Lewis mentions contraception as one of the wicked modern attempts at “conquering nature.” But this desire to conquer one’s own fecundity and human legacy arises from a (perhaps unwitting) hatred of babies—and hatred for one’s place in the natural order, which is hatred for God. Berry says it this way: “Perhaps the greatest immediate danger lies in our dislike of ourselves as a species. . . . We must come to terms with the fact that it is not natural to be disloyal to one’s own kind.”
Hatred of one’s own kind—of wife, children, parents, kin, friends, colleagues, masters, servants—is the heart of eSlavery. In C.S. Lewis’s The Screwtape Letters, the master tempter Uncle Screwtape advises the young devil, Wormwood, that love for the immediate is disastrous for their infernal cause.
The great thing is to direct the malice to his immediate neighbors whom he meets every day and to thrust his benevolence out to the remote circumference, to people he does not know. The malice thus becomes wholly real and the benevolence, largely imaginary. There is no good at all in inflaming his hatred of the Germans if, at the same time, a pernicious habit of charity is growing up between him and his mother, his employer, and the man he meets in the train.
Conversely, Thomas Fleming writes, “Charity, so it is said, begins at home. It then radiates outward in ever broader and weaker concentric rings until it encompasses the widest human horizons a person is willing to acknowledge.”
God, with His still, small voice, is still found in the little things, in the space that surrounds us, in the Creation and in procreation. Telling our stories to our own people, our own children, helps to break the hold of network and satellite television—the Devil’s stories, from far away. “Taking down the fiddle,” as Mr. Lytle said, and making our own “small” music drops the shackles that bind us to recordings made by unbelievers and strangers for the shareholder’s profit. Loving reality, not virtual reality, breaks the shackles of eSlavery, the modern culture that wars against God and multiplies sin, sickness, and death.

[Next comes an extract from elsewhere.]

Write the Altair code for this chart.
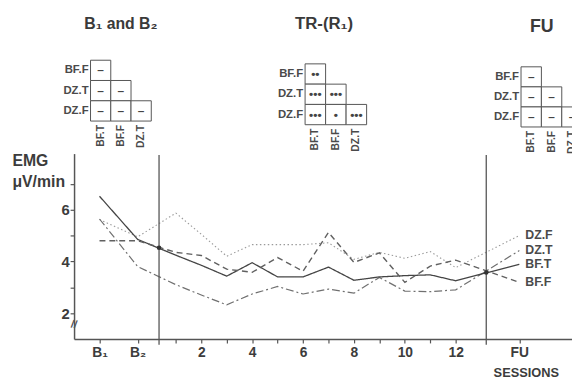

Until the end, that culture will continue to receive judgment from the hands of God, as He withdraws His restraint on evil, allowing man to discover new sorceries and enslave himself all the more. And, if we do consider the greater reality of sin and redemption, the truth of the Incarnation is the ultimate witness to the beauty of smallness, demonstrating that, under the veil of darkness, God is found lying in Bethlehem’s manger, among the lowly, the least of His Creation.